▸ **Stored data**
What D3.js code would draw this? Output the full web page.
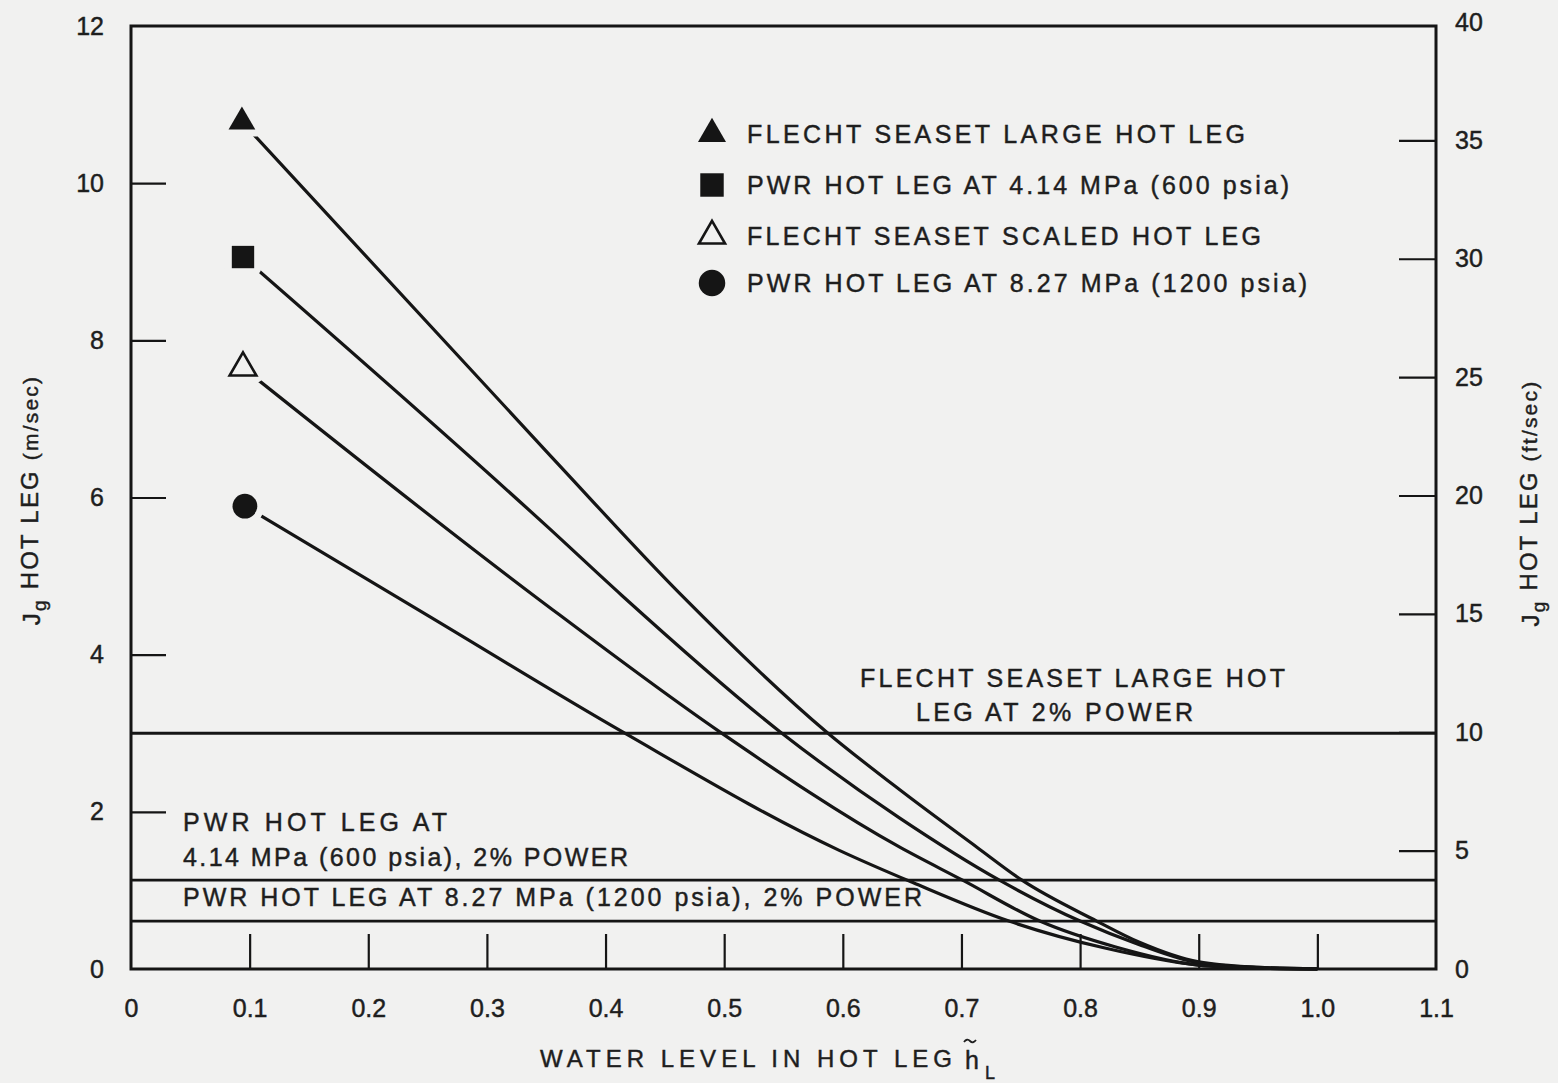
<!DOCTYPE html>
<html>
<head>
<meta charset="utf-8">
<script src="https://cdn.jsdelivr.net/npm/d3@7"></script>
<style>
  body { margin: 0; background: #f1f1f0; }
  svg { display: block; }
  text { font-family: "Liberation Sans", Arial, Helvetica, sans-serif; fill: #1e1e1e;
         stroke: #1e1e1e; stroke-width: 0.45px; }
</style>
</head>
<body>
<svg id="chart" width="1558" height="1083"></svg>
<script>
// ---------------- DATA ----------------
const xTickValues = [0, 0.1, 0.2, 0.3, 0.4, 0.5, 0.6, 0.7, 0.8, 0.9, 1.0, 1.1];
const xTickLabels = ["0", "0.1", "0.2", "0.3", "0.4", "0.5", "0.6", "0.7", "0.8", "0.9", "1.0", "1.1"];
const yLeftTickValues = [0, 2, 4, 6, 8, 10, 12];
const yRightTickValues = [0, 5, 10, 15, 20, 25, 30, 35, 40];

const seriesNames = [
  "FLECHT SEASET LARGE HOT LEG",
  "PWR HOT LEG AT 4.14 MPa (600 psia)",
  "FLECHT SEASET SCALED HOT LEG",
  "PWR HOT LEG AT 8.27 MPa (1200 psia)"
];
const seriesSymbols = ["triangle", "square", "triangleOpen", "circle"];

// water level (x) and Jg (m/sec)
const largeX   = [0.0935, 0.353, 0.4625, 0.586, 0.648, 0.713, 0.751, 0.814, 0.85, 0.90, 0.95, 1.0];
const largeY   = [10.78, 6.54, 4.78, 3.02, 2.28, 1.55, 1.13, 0.61, 0.34, 0.09, 0.02, 0.0];
const pwr600X  = [0.0944, 0.353, 0.414, 0.547, 0.648, 0.732, 0.80, 0.85, 0.90, 0.95, 1.0];
const pwr600Y  = [9.06, 5.60, 4.75, 3.02, 1.92, 1.13, 0.61, 0.31, 0.08, 0.02, 0.0];
const scaledX  = [0.0944, 0.345, 0.496, 0.648, 0.701, 0.766, 0.83, 0.90, 0.95, 1.0];
const scaledY  = [7.65, 4.69, 3.02, 1.55, 1.13, 0.61, 0.28, 0.05, 0.013, 0.0];
const pwr1200X = [0.096, 0.25, 0.414, 0.597, 0.659, 0.740, 0.82, 0.90, 0.95, 1.0];
const pwr1200Y = [5.89, 4.50, 3.02, 1.51, 1.10, 0.61, 0.27, 0.05, 0.012, 0.0];

// 2% power reference levels (m/sec)
const refLevelNames = ["FLECHT SEASET LARGE HOT LEG AT 2% POWER",
                       "PWR HOT LEG AT 4.14 MPa (600 psia), 2% POWER",
                       "PWR HOT LEG AT 8.27 MPa (1200 psia), 2% POWER"];
const refLevelValues = [3.0, 1.13, 0.61];

// ---------------- LAYOUT ----------------
const W = 1558, H = 1083;
const plot = { left: 131, right: 1436, top: 26, bottom: 969 };
const ink = "#151515";
const bg = "#f1f1f0";

const svg = d3.select("#chart");
svg.append("rect").attr("width", W).attr("height", H).attr("fill", bg);

const x = d3.scaleLinear().domain([0, 1.1]).range([plot.left, plot.right]);
const y = d3.scaleLinear().domain([0, 12]).range([plot.bottom, plot.top]);
const yR = d3.scaleLinear().domain([0, 40]).range([plot.bottom, 22]);

// ---------------- AXES ----------------
const tickFont = "25px";
function styleAxis(g, hideVals) {
  g.select(".domain").remove();
  g.selectAll(".tick line").attr("stroke", ink).attr("stroke-width", 2.2)
    .attr("display", d => hideVals.includes(d) ? "none" : null);
  g.selectAll("text").style("font-size", tickFont).attr("fill", "#1e1e1e");
}

const gx = svg.append("g").attr("transform", `translate(0,${plot.bottom})`)
  .call(d3.axisBottom(x).tickValues(xTickValues)
        .tickFormat((d, i) => xTickLabels[i])
        .tickSizeInner(-35).tickSizeOuter(0).tickPadding(30));
styleAxis(gx, [0, 1.1]);

const gl = svg.append("g").attr("transform", `translate(${plot.left},0)`)
  .call(d3.axisLeft(y).tickValues(yLeftTickValues).tickFormat(d3.format("d"))
        .tickSizeInner(-35).tickSizeOuter(0).tickPadding(27));
styleAxis(gl, [0, 12]);

const gr = svg.append("g").attr("transform", `translate(${plot.right},0)`)
  .call(d3.axisRight(yR).tickValues(yRightTickValues).tickFormat(d3.format("d"))
        .tickSizeInner(-37).tickSizeOuter(0).tickPadding(19));
styleAxis(gr, [0, 40]);

// frame
svg.append("rect")
  .attr("x", plot.left).attr("y", plot.top)
  .attr("width", plot.right - plot.left).attr("height", plot.bottom - plot.top)
  .attr("fill", "none").attr("stroke", ink).attr("stroke-width", 3);

// ---------------- REFERENCE LINES ----------------
svg.append("g").selectAll("line").data(refLevelValues).join("line")
  .attr("x1", plot.left).attr("x2", plot.right)
  .attr("y1", d => y(d)).attr("y2", d => y(d))
  .attr("stroke", ink).attr("stroke-width", 2.8);

// ---------------- CURVES ----------------
const series = [
  { xs: largeX, ys: largeY },
  { xs: pwr600X, ys: pwr600Y },
  { xs: scaledX, ys: scaledY },
  { xs: pwr1200X, ys: pwr1200Y }
].map((s, i) => ({ name: seriesNames[i], symbol: seriesSymbols[i],
                   pts: s.xs.map((v, j) => [v, s.ys[j]]) }));

const line = d3.line().x(d => x(d[0])).y(d => y(d[1])).curve(d3.curveMonotoneX);
svg.append("g").selectAll("path").data(series).join("path")
  .attr("d", d => line(d.pts))
  .attr("fill", "none").attr("stroke", ink).attr("stroke-width", 3.2)
  .attr("stroke-linejoin", "round");

// ---------------- MARKERS ----------------
function symbolPath(kind, scale) {
  const s = scale || 1;
  if (kind === "square") return d3.symbol(d3.symbolSquare, 500 * s)();
  if (kind === "circle") return d3.symbol(d3.symbolCircle, 480 * s)();
  return d3.symbol(d3.symbolTriangle, 310 * s)();
}
function drawMarker(g, kind, cx, cy, scale) {
  const grp = g.append("g").attr("transform", `translate(${cx},${cy})`);
  grp.append("path").attr("d", symbolPath(kind, scale))
    .attr("fill", bg).attr("stroke", bg).attr("stroke-width", 14).attr("stroke-linejoin", "round");
  if (kind === "triangleOpen") {
    grp.append("path").attr("d", symbolPath(kind, scale))
      .attr("fill", bg).attr("stroke", ink).attr("stroke-width", 2.6);
  } else {
    grp.append("path").attr("d", symbolPath(kind, scale)).attr("fill", ink);
  }
}
const mg = svg.append("g");
series.forEach(s => drawMarker(mg, s.symbol, x(s.pts[0][0]), y(s.pts[0][1]), 1));

// ---------------- LEGEND ----------------
const legend = { markerX: 712, textX: 747, rowY: [134, 185, 236, 283],
                 widths: [498, 542, 514, 560] };
const lg = svg.append("g");
series.forEach((s, i) => {
  const grp = lg.append("g").attr("transform", `translate(${legend.markerX},${legend.rowY[i]})`);
  if (s.symbol === "triangleOpen") {
    grp.append("path").attr("d", symbolPath(s.symbol, 0.95)).attr("fill", "none")
      .attr("stroke", ink).attr("stroke-width", 2.6);
  } else {
    grp.append("path").attr("d", symbolPath(s.symbol, s.symbol === "circle" ? 1.15 : 1.1)).attr("fill", ink);
  }
  lg.append("text").attr("x", legend.textX).attr("y", legend.rowY[i])
    .attr("dy", "0.36em").style("font-size", "25px")
    .attr("textLength", legend.widths[i]).attr("lengthAdjust", "spacing")
    .text(s.name);
});

// ---------------- ANNOTATIONS ----------------
const notes = [
  { t: "FLECHT SEASET LARGE HOT", x: 860, y: 678, w: 425 },
  { t: "LEG AT 2% POWER", x: 916, y: 712, w: 277 },
  { t: "PWR HOT LEG AT", x: 183, y: 822, w: 264 },
  { t: "4.14 MPa (600 psia), 2% POWER", x: 183, y: 857, w: 445 },
  { t: "PWR HOT LEG AT 8.27 MPa (1200 psia), 2% POWER", x: 183, y: 897, w: 739 }
];
svg.append("g").selectAll("text").data(notes).join("text")
  .attr("x", d => d.x).attr("y", d => d.y).attr("dy", "0.36em")
  .style("font-size", "25px")
  .attr("textLength", d => d.w).attr("lengthAdjust", "spacing")
  .text(d => d.t);

// ---------------- AXIS TITLES ----------------
const xt = svg.append("g");
xt.append("text").attr("x", 540).attr("y", 1058).attr("dy", "0.36em")
  .style("font-size", "24px").attr("textLength", 412).attr("lengthAdjust", "spacing")
  .text("WATER LEVEL IN HOT LEG");
xt.append("text").attr("x", 965).attr("y", 1060).attr("dy", "0.36em")
  .style("font-size", "25px").text("h");
// tilde over the h
xt.append("path").attr("d", "M964,1042 q3,-4 6,-1 t6,-1")
  .attr("fill", "none").attr("stroke", "#1e1e1e").attr("stroke-width", 1.8);
xt.append("text").attr("x", 985).attr("y", 1073).attr("dy", "0.36em")
  .style("font-size", "18px").text("L");

function yTitle(cx, cy, unit) {
  const t = svg.append("text")
    .attr("transform", `translate(${cx},${cy}) rotate(-90)`)
    .attr("text-anchor", "middle").attr("dy", "0.36em")
    .style("font-size", "24px").style("letter-spacing", "2.2px");
  t.append("tspan").text("J");
  t.append("tspan").attr("dy", "0.35em").style("font-size", "19px").text("g");
  t.append("tspan").attr("dy", "-0.35em").text(" HOT LEG  ");
  t.append("tspan").style("font-size", "21px").text(unit);
}
yTitle(31, 500, "(m/sec)");
yTitle(1530, 503, "(ft/sec)");
</script>
</body>
</html>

▸ **What the exercise asks**
Repeat, exactly and in full, each line from the start of the data to the line that contains "const refLevelValues = [3.0, 1.13, 0.61];". Pictures do not go in.

▸ **Completed task**
What D3.js code would draw this? Output the full web page.
<!DOCTYPE html>
<html>
<head>
<meta charset="utf-8">
<script src="https://cdn.jsdelivr.net/npm/d3@7"></script>
<style>
  body { margin: 0; background: #f1f1f0; }
  svg { display: block; }
  text { font-family: "Liberation Sans", Arial, Helvetica, sans-serif; fill: #1e1e1e;
         stroke: #1e1e1e; stroke-width: 0.45px; }
</style>
</head>
<body>
<svg id="chart" width="1558" height="1083"></svg>
<script>
// ---------------- DATA ----------------
const xTickValues = [0, 0.1, 0.2, 0.3, 0.4, 0.5, 0.6, 0.7, 0.8, 0.9, 1.0, 1.1];
const xTickLabels = ["0", "0.1", "0.2", "0.3", "0.4", "0.5", "0.6", "0.7", "0.8", "0.9", "1.0", "1.1"];
const yLeftTickValues = [0, 2, 4, 6, 8, 10, 12];
const yRightTickValues = [0, 5, 10, 15, 20, 25, 30, 35, 40];

const seriesNames = [
  "FLECHT SEASET LARGE HOT LEG",
  "PWR HOT LEG AT 4.14 MPa (600 psia)",
  "FLECHT SEASET SCALED HOT LEG",
  "PWR HOT LEG AT 8.27 MPa (1200 psia)"
];
const seriesSymbols = ["triangle", "square", "triangleOpen", "circle"];

// water level (x) and Jg (m/sec)
const largeX   = [0.0935, 0.353, 0.4625, 0.586, 0.648, 0.713, 0.751, 0.814, 0.85, 0.90, 0.95, 1.0];
const largeY   = [10.78, 6.54, 4.78, 3.02, 2.28, 1.55, 1.13, 0.61, 0.34, 0.09, 0.02, 0.0];
const pwr600X  = [0.0944, 0.353, 0.414, 0.547, 0.648, 0.732, 0.80, 0.85, 0.90, 0.95, 1.0];
const pwr600Y  = [9.06, 5.60, 4.75, 3.02, 1.92, 1.13, 0.61, 0.31, 0.08, 0.02, 0.0];
const scaledX  = [0.0944, 0.345, 0.496, 0.648, 0.701, 0.766, 0.83, 0.90, 0.95, 1.0];
const scaledY  = [7.65, 4.69, 3.02, 1.55, 1.13, 0.61, 0.28, 0.05, 0.013, 0.0];
const pwr1200X = [0.096, 0.25, 0.414, 0.597, 0.659, 0.740, 0.82, 0.90, 0.95, 1.0];
const pwr1200Y = [5.89, 4.50, 3.02, 1.51, 1.10, 0.61, 0.27, 0.05, 0.012, 0.0];

// 2% power reference levels (m/sec)
const refLevelNames = ["FLECHT SEASET LARGE HOT LEG AT 2% POWER",
                       "PWR HOT LEG AT 4.14 MPa (600 psia), 2% POWER",
                       "PWR HOT LEG AT 8.27 MPa (1200 psia), 2% POWER"];
const refLevelValues = [3.0, 1.13, 0.61];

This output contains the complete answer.